Terms used on this page

executor
The person or institution appointed to wind up a deceased estate — collecting the assets, paying the debts and costs, and distributing what remains to the heirs.
estate duty
A tax levied on the total value of a deceased person's estate, payable before the remaining assets are distributed to heirs.
abatement
The slice of an estate that is free of estate duty — currently R3.5 million. Any portion the first spouse's estate doesn't use carries over to the surviving spouse's estate.
gross income
Income before tax and deductions come off — the number on the offer letter, not the amount that lands in the bank.
Master of the High Court
The government official responsible for overseeing the administration of deceased estates, trusts, and insolvent estates in South Africa.
intestate
Dying without a valid will. A fixed legal formula — the Intestate Succession Act — then decides who inherits, regardless of what the person may have wanted.
transfer duty
A once-off tax paid to SARS when property changes hands, on a sliding scale set by the value of the property. Below the current threshold, nothing is payable.
conveyancer (transferring attorney)
The specialist attorney who moves ownership of a property from seller to buyer at the deeds office. Chosen by the seller, but paid by the buyer.
deeds office
The government registry where property ownership and bonds are officially recorded.
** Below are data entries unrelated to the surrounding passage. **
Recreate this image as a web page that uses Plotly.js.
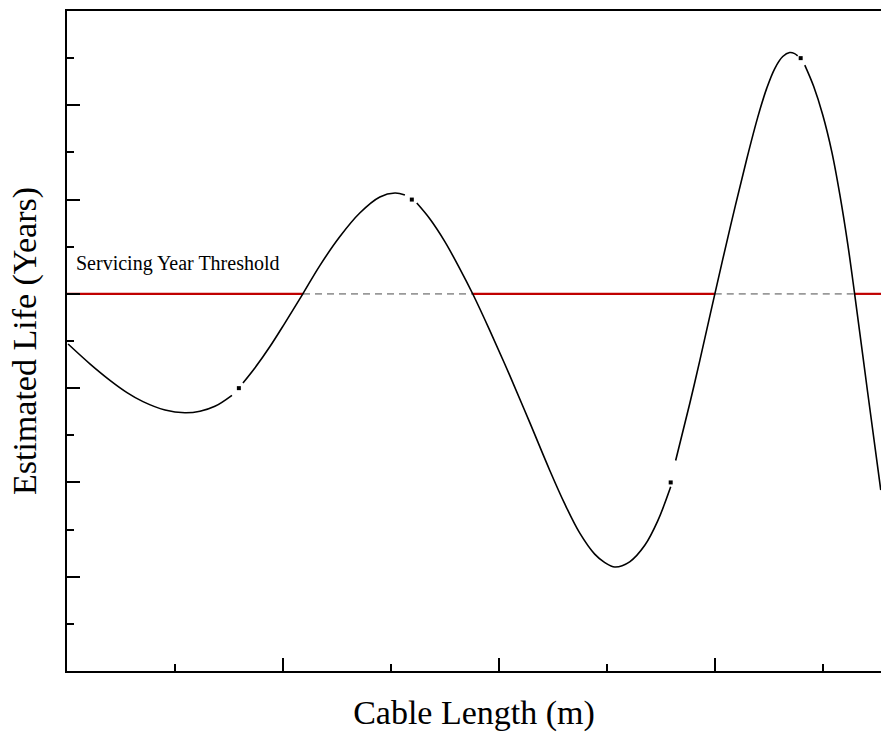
<!DOCTYPE html>
<html>
<head>
<meta charset="utf-8">
<script src="https://cdn.plot.ly/plotly-3.0.1.min.js"></script>
<style>html,body{margin:0;padding:0;background:#fff}#chart{width:881px;height:738px}</style>
</head>
<body>
<div id="chart"></div>
<script>
// Curve segments (null = gap drawn around data markers)
var curveX = [0.005, 0.106, 0.199, 0.278, 0.352, 0.454, 0.546, 0.616, 0.685, 0.764, null,
              0.815, 0.870, 0.940, 1.009, 1.093, 1.171, 1.264, 1.356, 1.449, 1.519, 1.565, null,
              1.620, 1.681, 1.750, 1.819, 1.880, 1.958, 2.051, 2.144, 2.236, 2.306, 2.375, 2.444, 2.491, 2.537, 2.606, 2.676, 2.736, 2.796, null,
              2.819, 2.884, 2.931, 3.000, 3.074, 3.148, 3.199, 3.241, 3.278, 3.315, 3.347, 3.370, 3.384, null,
              3.417, 3.458, 3.500, 3.542, 3.579, 3.616, 3.648, 3.708, 3.769];
var curveY = [3.468, 3.258, 3.083, 2.953, 2.857, 2.768, 2.739, 2.755, 2.807, 2.924, null,
              3.054, 3.213, 3.441, 3.690, 4.003, 4.300, 4.608, 4.857, 5.027, 5.069, 5.048, null,
              4.963, 4.794, 4.554, 4.268, 3.996, 3.613, 3.133, 2.631, 2.127, 1.769, 1.462, 1.240, 1.150, 1.103, 1.158, 1.333, 1.592, 1.953, null,
              2.232, 2.834, 3.295, 3.995, 4.729, 5.428, 5.872, 6.182, 6.390, 6.517, 6.559, 6.548, 6.524, null,
              6.426, 6.201, 5.900, 5.509, 5.058, 4.528, 3.998, 2.959, 1.919];
// Data points (square markers)
var pointX = [0.796, 1.597, 2.796, 3.398];
var pointY = [3.0, 5.0, 2.0, 6.5];
// Threshold and where the curve crosses it
var threshold = 4;
var redX = [0, 1.093, null, 1.880, 3.000, null, 3.648, 3.77];
var redY = [threshold, threshold, null, threshold, threshold, null, threshold, threshold];
var grayX = [1.093, 1.880, null, 3.000, 3.648];
var grayY = [threshold, threshold, null, threshold, threshold];
var thresholdLabel = "Servicing Year Threshold";
var xTitle = "Cable Length (m)";
var yTitle = "Estimated Life (Years)";

var traces = [
  {x: redX, y: redY, mode: 'lines', line: {color: '#c00000', width: 2.2}, connectgaps: false, hoverinfo: 'skip'},
  {x: grayX, y: grayY, mode: 'lines', line: {color: '#999999', width: 1.6, dash: '7px,5px'}, connectgaps: false, hoverinfo: 'skip'},
  {x: curveX, y: curveY, mode: 'lines', line: {color: '#000000', width: 1.6, shape: 'spline', smoothing: 1}, connectgaps: false, hoverinfo: 'skip'},
  {x: pointX, y: pointY, mode: 'markers', marker: {symbol: 'square', size: 4, color: '#000000'}, hoverinfo: 'skip'}
];

var layout = {
  width: 881, height: 738,
  margin: {l: 67, r: 0, t: 11, b: 67},
  paper_bgcolor: '#ffffff', plot_bgcolor: '#ffffff',
  showlegend: false,
  font: {family: 'Liberation Serif, Times New Roman, serif', color: '#000'},
  xaxis: {
    range: [0, 3.77], showgrid: false, zeroline: false,
    showline: true, linecolor: '#000', linewidth: 2, mirror: true,
    ticks: 'inside', ticklen: 13, tickwidth: 2, tickcolor: '#000',
    tick0: 0, dtick: 1, showticklabels: false,
    minor: {ticks: 'inside', ticklen: 7, tickwidth: 2, tickcolor: '#000', dtick: 0.5, showgrid: false},
    title: {text: xTitle, font: {size: 34, family: 'Liberation Serif, serif', color: '#000'}, standoff: 28}
  },
  yaxis: {
    range: [0, 7], showgrid: false, zeroline: false,
    showline: true, linecolor: '#000', linewidth: 2, mirror: false,
    ticks: 'inside', ticklen: 13, tickwidth: 2, tickcolor: '#000',
    tick0: 0, dtick: 1, showticklabels: false,
    minor: {ticks: 'inside', ticklen: 7, tickwidth: 2, tickcolor: '#000', dtick: 0.5, showgrid: false},
    title: {text: yTitle, font: {size: 34, family: 'Liberation Serif, serif', color: '#000'}, standoff: 18}
  },
  annotations: [{
    text: thresholdLabel, xref: 'paper', yref: 'y', x: 0.008, y: threshold + 0.18,
    xanchor: 'left', yanchor: 'bottom', showarrow: false,
    font: {size: 20, family: 'Liberation Serif, serif', color: '#000'}
  }]
};

Plotly.newPlot('chart', traces, layout, {displayModeBar: false, staticPlot: true});
</script>
</body>
</html>
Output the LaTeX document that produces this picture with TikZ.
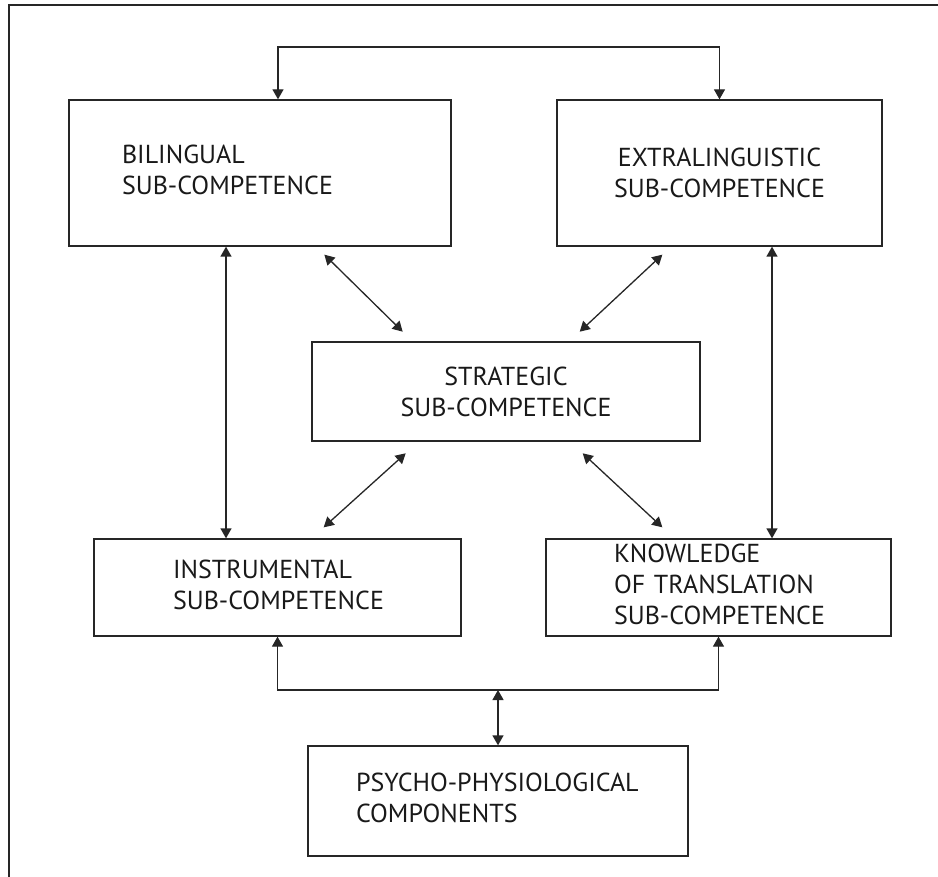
\documentclass[tikz,border=0pt]{standalone}
\usepackage{fontspec}
\setmainfont{PT Sans}
\usetikzlibrary{arrows.meta,calc}

\begin{document}
\begin{tikzpicture}[
    x=1pt, y=-1pt,
    box/.style={rectangle,draw=black!85,line width=1.3pt,inner xsep=0pt,inner ysep=0pt,text=black!90,font=\fontsize{26}{31}\selectfont},
    dbl/.style={{Triangle[length=10pt,width=11pt]}-{Triangle[length=10pt,width=11pt]},line width=1.3pt,draw=black!85}
]
\useasboundingbox (0,0) rectangle (938,877);

% Frame
\draw[line width=2.2pt,black!85] (938,5) -| (9,877);

% Sub-competences
\node[box,text width=382pt,minimum height=146pt,align=left] (bil) at (260,173)
    {\hspace*{53pt}\begin{tabular}{@{}l@{}}BILINGUAL\\SUB-COMPETENCE\end{tabular}};
\node[box,text width=325pt,minimum height=146pt,align=center] (ext) at (719.5,173)
    {EXTRALINGUISTIC\\SUB-COMPETENCE};
\node[box,text width=388pt,minimum height=99pt,align=center,line width=2.6pt] (str) at (506,391.5)
    {STRATEGIC\\SUB-COMPETENCE};
\node[box,text width=367pt,minimum height=97pt,align=left] (ins) at (277.5,587.5)
    {\hspace*{79pt}\begin{tabular}{@{}l@{}}INSTRUMENTAL\\SUB-COMPETENCE\end{tabular}};
\node[box,text width=345pt,minimum height=97pt,align=left] (kno) at (718.5,587.5)
    {\hspace*{68pt}\begin{tabular}{@{}l@{}}KNOWLEDGE\\OF TRANSLATION\\SUB-COMPETENCE\end{tabular}};
\node[box,text width=380pt,minimum height=110pt,align=left] (psy) at (498,801)
    {\hspace*{48pt}\begin{tabular}{@{}l@{}}PSYCHO-PHYSIOLOGICAL\\COMPONENTS\end{tabular}};

% Buses
\coordinate (top) at (498,47);
\coordinate (bus) at (498,690);

% Arrows
\draw[dbl] ([xshift=18pt]bil.north) -- ([xshift=18pt]bil.north |- top) -| (ext.north);
\draw[dbl] ([xshift=-34pt]bil.south) -- ([xshift=-34pt]bil.south |- ins.north);
\draw[dbl] ([xshift=52.5pt]ext.south) -- ([xshift=52.5pt]ext.south |- kno.north);
\draw[dbl] ($(bil.south west)+(256,8)$) -- ($(str.north west)+(92,-9)$);
\draw[dbl] ($(ext.south west)+(106,8)$) -- ($(str.north west)+(269,-9)$);
\draw[dbl] ($(str.south west)+(95,11)$) -- ($(ins.north east)+(-138,-11)$);
\draw[dbl] ($(str.south west)+(272,11)$) -- ($(kno.north west)+(117,-11)$);
\draw[dbl] (ins.south) -- (ins.south |- bus) -- (kno.south |- bus) -- (kno.south);
\draw[dbl] (bus) -- (psy.north);

\end{tikzpicture}
\end{document}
Registration there is the moment the home legally becomes yours.
testamentary trust
A trust created inside a person's will that only comes into existence after their death, typically used to hold and manage money left to minor children.
section 37C
The rule in the Pension Funds Act that puts a retirement fund's trustees — not your will — in charge of dividing your fund benefit among your dependants and nominees when you die.
dependant
Anyone you were legally required to support — a spouse, children — or who in fact relied on you financially, whether or not they appear on any form.
money-market account
A savings-style account that earns interest from very short-term lending. Its value doesn't swing with the stock market.